There was a great disturbance in the force and LLOG did not mesh well with me at that time in my life.  It was the only job I have ever been fired from, it was a horrible, horrible experience and I do not wish it on anyone.  Two things I have been able to take away from this experience are a great friend and knowing that money does not buy happiness. 

My friend/coworker Sandra caught me doing the death march down the hallway with my box of personal belongings, holding back tears in my eyes, and being escorted by Jabba herself to the elevator and off to the rest of my life. 

I don't know when it was that Sandra presented me with the following top 10 list, but I found it when cleaning out some files at home the other day.  It still makes me laugh once I figured out what it was and I hope she remembers too.


It went a little something like this.....
Top Ten Signs that You're Getting Fired from LLOG: (think Dave Letterman)
Keep in mind for each line there is a hidden joke that only the writer and I will ever get, one of those things that happens when you spend a good quanitity of time working with people.



Drumroll
10: They run out of invoices (I was in a division of Accounts Payable)

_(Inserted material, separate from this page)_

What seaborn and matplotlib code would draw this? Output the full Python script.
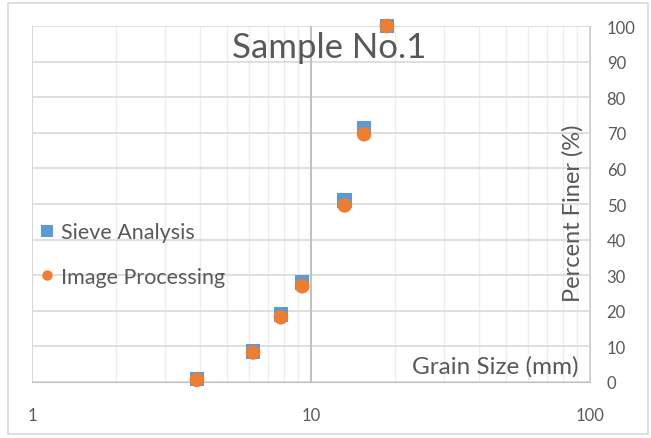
import numpy as np
import pandas as pd
import seaborn as sns
import matplotlib.pyplot as plt
from matplotlib.ticker import LogLocator, NullFormatter, FixedLocator
from matplotlib.patches import Rectangle

# === Data ===
grain_size = [3.9, 6.2, 7.8, 9.3, 13.2, 15.5, 18.7]
sieve_finer = [0.8, 8.6, 19.0, 28.0, 51.0, 71.3, 100.0]
image_finer = [0.6, 8.3, 18.2, 26.9, 49.6, 69.6, 100.0]
series_names = ["Sieve Analysis", "Image Processing"]
y_ticks = [0, 10, 20, 30, 40, 50, 60, 70, 80, 90, 100]
x_ticks = [1, 10, 100]

df = pd.DataFrame({
    "size": grain_size * 2,
    "finer": sieve_finer + image_finer,
    "method": [series_names[0]] * len(grain_size) + [series_names[1]] * len(grain_size),
})

sns.set_style("white")
plt.rcParams["font.family"] = ["Lato", "DejaVu Sans"]
text_col = "#595959"

fig = plt.figure(figsize=(6.51, 4.39), dpi=100)
ax = fig.add_axes([32 / 651, 1 - 383 / 439, 558 / 651, 356 / 439])

sns.scatterplot(data=df, x="size", y="finer", hue="method", style="method",
                markers={series_names[0]: "s", series_names[1]: "o"},
                palette={series_names[0]: "#5B9BD5", series_names[1]: "#ED7D31"},
                s=110, linewidth=0, ax=ax, clip_on=False, zorder=5, legend=True)

ax.set_xscale("log")
ax.set_xlim(1, 100)
ax.set_ylim(0, 100)

# gridlines
ax.xaxis.set_major_locator(FixedLocator(x_ticks))
ax.xaxis.set_minor_locator(LogLocator(base=10, subs=np.arange(2, 10)))
ax.xaxis.set_minor_formatter(NullFormatter())
ax.set_xticklabels([str(t) for t in x_ticks])
ax.set_yticks(y_ticks)
ax.grid(which="major", axis="y", color="#D9D9D9", lw=1.2)
ax.grid(which="minor", axis="x", color="#EDEDED", lw=1.0)
ax.grid(which="major", axis="x", color="#D0D0D0", lw=1.2)
ax.axvline(10, color="#BFBFBF", lw=1.3, zorder=1)
for side in ["top", "left"]:
    ax.spines[side].set_visible(False)
ax.spines["bottom"].set_color("#BFBFBF")
ax.spines["right"].set_color("#D0D0D0")
ax.set_axisbelow(True)

ax.yaxis.tick_right()
ax.tick_params(axis="y", which="both", length=0, pad=12, labelsize=12, labelcolor=text_col)
ax.tick_params(axis="x", which="both", length=0, pad=18, labelsize=12, labelcolor=text_col)

ax.set_xlabel("")
ax.set_ylabel("")
ax.text(0.98, 0.045, "Grain Size (mm)", transform=ax.transAxes, ha="right", va="center",
        fontsize=17.5, color=text_col)
ax.text(0.97, 0.478, "Percent Finer (%)", transform=ax.transAxes, ha="center", va="center",
        rotation=90, fontsize=17, color=text_col)
ax.text(0.532, 0.941, "Sample No.1", transform=ax.transAxes, ha="center", va="center",
        fontsize=25, color=text_col)

leg = ax.legend(loc="center left", bbox_to_anchor=(-0.028, 0.358), frameon=False,
                fontsize=15.5, labelcolor=text_col, handletextpad=0.15, labelspacing=1.15,
                markerscale=1.0, handlelength=1.0)
for h, ms in zip(leg.legend_handles, [8, 7.5]):
    h.set_markersize(ms)

fig.add_artist(Rectangle((8 / 651, 4 / 439), 640 / 651, 431 / 439, transform=fig.transFigure,
                         fill=False, edgecolor="#D9D9D9", lw=1.2))

fig.savefig("out.png", dpi=100)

9: The door code has been changed and you can't get in.

8: You loan Anne Connell a VHS tape at 12:01, she gives it back at 12:02 stating "I may not see you later."


7: Heather Tollin gives you your Christmas present in July.

6: They start paying you in I.O.U.'s written on little scraps of kleenex.

5: Bob McMann flirts with Kem Ducote instead of you.

4: Carol Eaton keeps asking, "When do I meet the new receptionist?"

3: Harold Garic gives you the number to the suicide hotline.


2: Conversations at the water cooler are mainly with yourself.

And the #1 sign that you are getting fired from LLOG:

1: When you say "See you tomorrow", Kem Ducote laughs uncontrollably.

Good Times!  I wouldn't change a thing!
Thank you Sandra for still making me smile after all of these years.